Ce qui me restait de pudeur m'en a empêché.
Comme je n'étais plus que l'ombre de moi-même, j'ai décidé de marcher.
Avec, en tête et chevillé au corps et à l'âme, le visage, doux et aimable de ma femme et celui, naïf, simple et beau, de ma fille.
Cette époque est fantastique de bêtise...
Tandis que je me dirigeais vers la ligne 6, une dame, la soixantaine mal assumée, je veux dire par là, string apparent, jean moulant, E-pod à donf, m'a accosté, pour me tenir les propos suivants :
"Saluuuuuuuuuuuuuuuuuuu !!!!!!!!!!!!! Tu sé pa ouêsqu' ilyôôôrrraaiiiiiii unnne aftereuuu ???"
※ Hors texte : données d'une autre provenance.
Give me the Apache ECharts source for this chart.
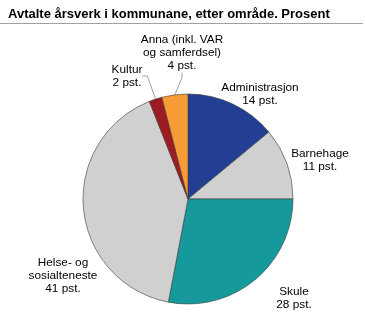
<!DOCTYPE html>
<html>
<head>
<meta charset="utf-8">
<script src="https://cdn.jsdelivr.net/npm/echarts@6/dist/echarts.min.js"></script>
<style>html,body{margin:0;padding:0;background:#fff}#c{width:365px;height:325px}</style>
</head>
<body>
<div id="c"></div>
<script>
const categories = ['Administrasjon', 'Barnehage', 'Skule', 'Helse- og\nsosialteneste', 'Kultur', 'Anna (inkl. VAR\nog samferdsel)'];
const values = [14, 11, 28, 41, 2, 4];
const colors = ['#233f94', '#d0d0d0', '#16999a', '#d0d0d0', '#9e1b22', '#f79c35'];
const showLine = [false, false, false, false, true, true];

// label layout (positions of text blocks)
const labelPos = [[260, 94], [320, 160], [294, 298], [63, 276], [127, 76], [182, 53]];

const chart = echarts.init(document.getElementById('c'), null, {renderer: 'canvas'});
chart.setOption({
  animation: false,
  title: {
    text: 'Avtalte årsverk i kommunane, etter område. Prosent',
    left: 3, top: 3,
    textStyle: {fontFamily: 'Liberation Sans, Arial, sans-serif', fontSize: 13, fontWeight: 'bold', color: '#000'}
  },
  graphic: [{
    type: 'line', shape: {x1: 0, y1: 23.5, x2: 363, y2: 23.5},
    style: {stroke: '#a0a0a0', lineWidth: 1}
  }],
  series: [{
    type: 'pie',
    center: [188, 199],
    radius: [0, 105],
    startAngle: 90,
    clockwise: true,
    avoidLabelOverlap: false,
    itemStyle: {borderColor: '#3a3a3a', borderWidth: 0.6},
    label: {
      show: true,
      position: 'outside',
      color: '#000',
      fontFamily: 'Liberation Sans, Arial, sans-serif',
      fontSize: 11.8,
      lineHeight: 13,
      align: 'center',
      formatter: p => p.name + '\n' + p.value + ' pst.'
    },
    labelLine: {show: true, length: 5, length2: 5, lineStyle: {color: '#888', width: 0.8}},
    labelLayout: p => ({x: labelPos[p.dataIndex][0], y: labelPos[p.dataIndex][1], align: 'center', verticalAlign: 'middle'}),
    data: categories.map((c, i) => ({
      name: c, value: values[i],
      itemStyle: {color: colors[i]},
      labelLine: {show: showLine[i]}
    }))
  }]
});
</script>
</body>
</html>
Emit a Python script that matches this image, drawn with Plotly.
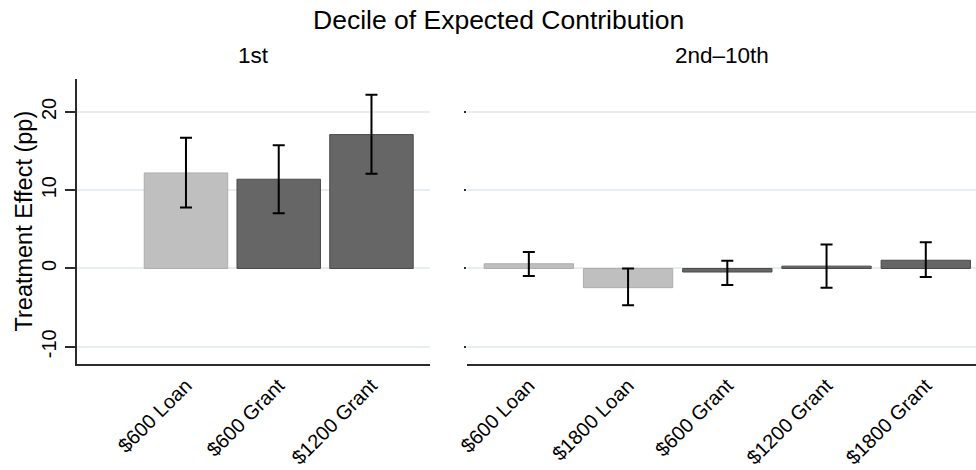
import plotly.graph_objects as go

# ---- data ----
left_categories = ["$600 Loan", "$600 Grant", "$1200 Grant"]
left_effects = [12.2, 11.4, 17.1]
left_upper = [16.7, 15.75, 22.2]
left_lower = [7.8, 7.05, 12.1]

right_categories = ["$600 Loan", "$1800 Loan", "$600 Grant", "$1200 Grant", "$1800 Grant"]
right_effects = [0.6, -2.45, -0.45, 0.3, 1.05]
right_upper = [2.1, 0.0, 1.0, 3.05, 3.35]
right_lower = [-0.95, -4.7, -2.1, -2.45, -1.1]

panel_titles = ["1st", "2nd\u201310th"]
main_title = "Decile of Expected Contribution"
y_title = "Treatment Effect (pp)"
y_ticks = [-10, 0, 10, 20]
y_tick_labels = ["-10", "0", "10", "20"]

# ---- styles ----
W, H = 976, 470
FONT = "Liberation Sans, Arial, Helvetica, sans-serif"
LIGHT, LIGHT_EDGE = "#bfbfbf", "#adadad"
DARK, DARK_EDGE = "#666666", "#4a4a4a"
GRID = "#e7eef1"
AXIS = "#2b2b2b"


def colors(cats):
    return [LIGHT if "Loan" in c else DARK for c in cats]


def edges(cats):
    return [LIGHT_EDGE if "Loan" in c else DARK_EDGE for c in cats]


def bar(cats, eff, up, lo, xa, ya):
    return go.Bar(
        x=cats, y=eff, xaxis=xa, yaxis=ya, width=0.9,
        marker=dict(color=colors(cats), line=dict(color=edges(cats), width=1)),
        error_y=dict(type="data", symmetric=False,
                     array=[u - e for u, e in zip(up, eff)],
                     arrayminus=[e - l for e, l in zip(eff, lo)],
                     color="black", thickness=2, width=6),
        showlegend=False, hoverinfo="skip",
    )


fig = go.Figure()
fig.add_trace(bar(left_categories, left_effects, left_upper, left_lower, "x", "y"))
fig.add_trace(bar(right_categories, right_effects, right_upper, right_lower, "x2", "y2"))

ydom = [1 - 364 / H, 1 - 79 / H]
yrange = [-12.2, 24.2]
xtick_font = dict(family=FONT, size=20, color="black")

fig.update_layout(
    width=W, height=H, margin=dict(l=0, r=0, t=0, b=0),
    paper_bgcolor="white", plot_bgcolor="white",
    font=dict(family=FONT, color="black"),
    bargap=0.1,
    xaxis=dict(domain=[77 / W, 430 / W], anchor="y", range=[-1.175, 2.631],
               showline=True, linecolor=AXIS, linewidth=2, ticks="",
               tickangle=-45, tickfont=xtick_font, showgrid=False,
               automargin=False, fixedrange=True),
    yaxis=dict(domain=ydom, anchor="x", range=yrange,
               tickvals=y_ticks, ticktext=y_tick_labels,
               showline=True, linecolor=AXIS, linewidth=2,
               ticks="outside", ticklen=10, tickwidth=1.5, tickcolor=AXIS,
               tickangle=-90, tickfont=dict(family=FONT, size=20, color="black"),
               ticklabelstandoff=1,
               showgrid=True, gridcolor=GRID, gridwidth=2, zeroline=False,
               automargin=False, fixedrange=True),
    xaxis2=dict(domain=[467 / W, 1.0], anchor="y2", range=[-0.623, 4.506],
                showline=True, linecolor=AXIS, linewidth=2, ticks="",
                tickangle=-45, tickfont=xtick_font, showgrid=False,
                automargin=False, fixedrange=True),
    yaxis2=dict(domain=ydom, anchor="x2", range=yrange, tickvals=y_ticks,
                showline=False, ticks="outside", ticklen=2, tickwidth=1.5,
                tickcolor=AXIS, showticklabels=False,
                showgrid=True, gridcolor=GRID, gridwidth=2, zeroline=False,
                automargin=False, fixedrange=True),
    annotations=[
        dict(text=main_title, x=498 / W, y=1 - 20 / H, xref="paper", yref="paper",
             showarrow=False, xanchor="center", yanchor="middle",
             font=dict(family=FONT, size=26.5, color="black")),
        dict(text=panel_titles[0], x=(77 + 430) / 2 / W, y=1 - 55 / H,
             xref="paper", yref="paper", showarrow=False,
             xanchor="center", yanchor="middle",
             font=dict(family=FONT, size=22.5, color="black")),
        dict(text=panel_titles[1], x=(467 + 976) / 2 / W, y=1 - 55 / H,
             xref="paper", yref="paper", showarrow=False,
             xanchor="center", yanchor="middle",
             font=dict(family=FONT, size=22.5, color="black")),
        dict(text=y_title, x=23 / W, y=(ydom[0] + ydom[1]) / 2,
             xref="paper", yref="paper", showarrow=False, textangle=-90,
             xanchor="center", yanchor="middle",
             font=dict(family=FONT, size=23.5, color="black")),
    ],
)

fig.write_html("out.html", config={"displayModeBar": False},
               post_script="document.body.style.margin='0';"
                           "document.body.style.overflow='hidden';")
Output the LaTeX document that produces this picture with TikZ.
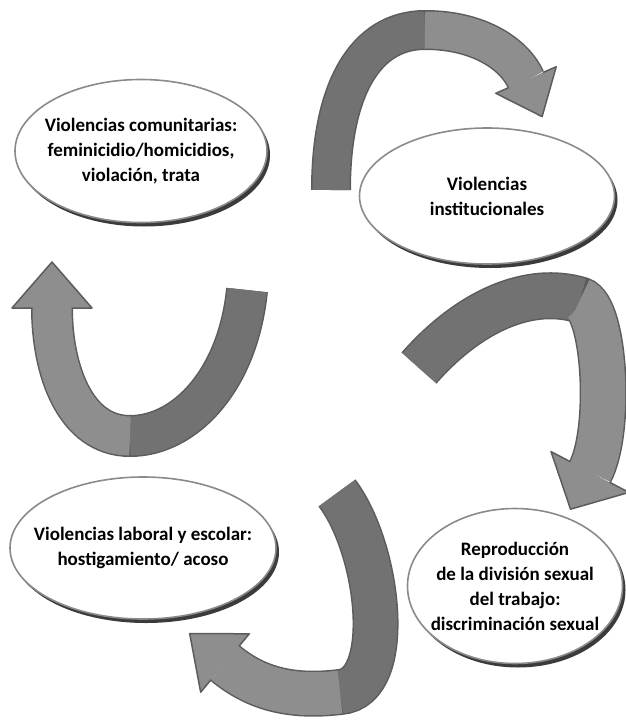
\documentclass[tikz,border=0pt]{standalone}
\usepackage{fontspec}
\setmainfont{Carlito}
\usepackage{tikz}
\usetikzlibrary{positioning,calc,shapes.geometric,shadows}
\definecolor{grisclaro}{HTML}{8E8E8E}
\definecolor{grisoscuro}{HTML}{727272}
\definecolor{gristrazo}{HTML}{5C5C5C}
\definecolor{grisglobo}{HTML}{8A8A8A}
\tikzset{globo/.style={ellipse, draw=grisglobo, line width=1.6pt, fill=white, inner xsep=-15pt, inner ysep=0pt,
    align=center, font=\bfseries\fontsize{19}{25}\selectfont,
    drop shadow={shadow xshift=3pt, shadow yshift=-4pt, fill=black!90, opacity=.85}}}
\tikzset{cinta/.style={line width=#1, line cap=butt}}
\tikzset{trazo/.style={draw=gristrazo, line width=1.5pt, line join=round}}
% base, punta, medio ancho de la cinta, medio ancho de la punta
\newcommand{\puntaflecha}[4]{%
  \fill[grisclaro] ($(#1)!#3!90:(#2)$) -- ($(#1)!#4!90:(#2)$) -- (#2) -- ($(#1)!#4!-90:(#2)$) -- ($(#1)!#3!-90:(#2)$) -- cycle;
  \draw[trazo] ($(#1)!#3!90:(#2)$) -- ($(#1)!#4!90:(#2)$) -- (#2) -- ($(#1)!#4!-90:(#2)$) -- ($(#1)!#3!-90:(#2)$);}

\begin{document}
\begin{tikzpicture}[x=1pt, y=-1pt]
\useasboundingbox (0,0) rectangle (625,725);

% flecha de arriba
\coordinate (a0) at (331,190);
\coordinate (am) at (425,30);
\coordinate (ab) at (526,80);
\coordinate (ac) at (515,55);
\coordinate (ap) at ($(ab)!-40pt!(ac)$);
\draw[cinta=40pt, gristrazo] (a0) .. controls (331,90) and (365,30) .. (am) .. controls (480,30) and (ac) .. (ab);
\draw[cinta=37pt, grisoscuro] (a0) .. controls (331,90) and (365,30) .. (am);
\draw[cinta=37pt, grisclaro] (am) .. controls (480,30) and (ac) .. (ab);
\puntaflecha{ab}{ap}{18.5pt}{33pt}

% flecha de la derecha
\coordinate (b0) at (419,368);
\coordinate (bm) at (580,300);
\coordinate (bb) at (590,472);
\coordinate (bc) at (612,430);
\coordinate (bp) at ($(bb)!-42pt!(bc)$);
\draw[cinta=47pt, gristrazo] (b0) .. controls (470,310) and (530,285) .. (bm) .. controls (605,308) and (bc) .. (bb);
\draw[cinta=44pt, grisoscuro] (b0) .. controls (470,310) and (530,285) .. (bm);
\draw[cinta=44pt, grisclaro] (bm) .. controls (605,308) and (bc) .. (bb);
\puntaflecha{bb}{bp}{22pt}{44pt}

% flecha de abajo
\coordinate (c0) at (337,493);
\coordinate (cm) at (340,692);
\coordinate (cb) at (225,663);
\coordinate (cc) at (255,688);
\coordinate (cp) at ($(cb)!-46pt!(cc)$);
\draw[cinta=46pt, gristrazo] (c0) .. controls (380,550) and (395,688) .. (cm) .. controls (290,698) and (cc) .. (cb);
\draw[cinta=43pt, grisoscuro] (c0) .. controls (380,550) and (395,688) .. (cm);
\draw[cinta=43pt, grisclaro] (cm) .. controls (290,698) and (cc) .. (cb);
\puntaflecha{cb}{cp}{21.5pt}{38pt}

% flecha de la izquierda
\coordinate (d0) at (247,290);
\coordinate (dm) at (130,436);
\coordinate (db) at (52,308);
\coordinate (dc) at (52,370);
\coordinate (dp) at ($(db)!-46pt!(dc)$);
\draw[cinta=42pt, gristrazo] (d0) .. controls (238,380) and (185,436) .. (dm) .. controls (75,436) and (dc) .. (db);
\draw[cinta=39pt, grisoscuro] (d0) .. controls (238,380) and (185,436) .. (dm);
\draw[cinta=39pt, grisclaro] (dm) .. controls (75,436) and (dc) .. (db);
\puntaflecha{db}{dp}{19.5pt}{40pt}

\node[globo, minimum width=252pt, minimum height=143pt] (comunitarias) at (141,151)
  {Violencias comunitarias:\\ feminicidio/homicidios,\\ violación, trata};
\node[globo, minimum width=255pt, minimum height=136pt] (institucionales) at (487,196)
  {Violencias\\ institucionales};
\node[globo, minimum width=257pt, minimum height=142pt] (laboral) at (143,548)
  {Violencias laboral y escolar:\\ hostigamiento/ acoso};
\node[globo, minimum width=215pt, minimum height=155pt] (division) at (515,586)
  {Reproducción\\ de la división sexual\\ del trabajo:\\ discriminación sexual};
\end{tikzpicture}
\end{document}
Et de gesticuler, stupidement, du haut de ses soixantes ans, en exécutant de petits pas de danses ridicules, pour se sentir enfin, jeune, libre dans son corps et dans sa chair, de faire tout et tout et tout....
Bien que fils de soixante huitard, je m'estime suffisamment bien élevé pour répondre, poliment, aux passants qui passent, sans faire d'esclandre.
Mais, permettez moi de rester coi et de ne savoir que répondre.
Je suis resté interdit.
Mon passéisme courtois a eu l'air de l'importuner.
Mais juste un instant.
Ces gens ne reculent devant rien...
Il me semble avoir murmuré, un vague : " Je ne sais pas. Madame."
Comme elle n'avait rien à foutre de ma réponse, elle a hoché de ce qui lui restait de chef, pour aller cuver sa misère festive, plus loin.
Ligne 6, enfin. Ligne 6 rimant bien évidemment avec Maison.
Mais - Dieu aime à m'éprouver -, la connasse me suivait, en gesticulant et en babillant :
" Eeeehhhhhh Meec !! : T'es pas coooolll ! !!! Ch'teu parle et tu ne me captes pas !!!"
Je suis resté, sans voix.
Car, en effet, que faire, lorsque vous êtes en présence d'une imbécile, qui ferait mieux de rentrer chez elle et se consacrer à l'exercice de la sagesse, plutôt que de se considérer comme une éternelle poupée barbie?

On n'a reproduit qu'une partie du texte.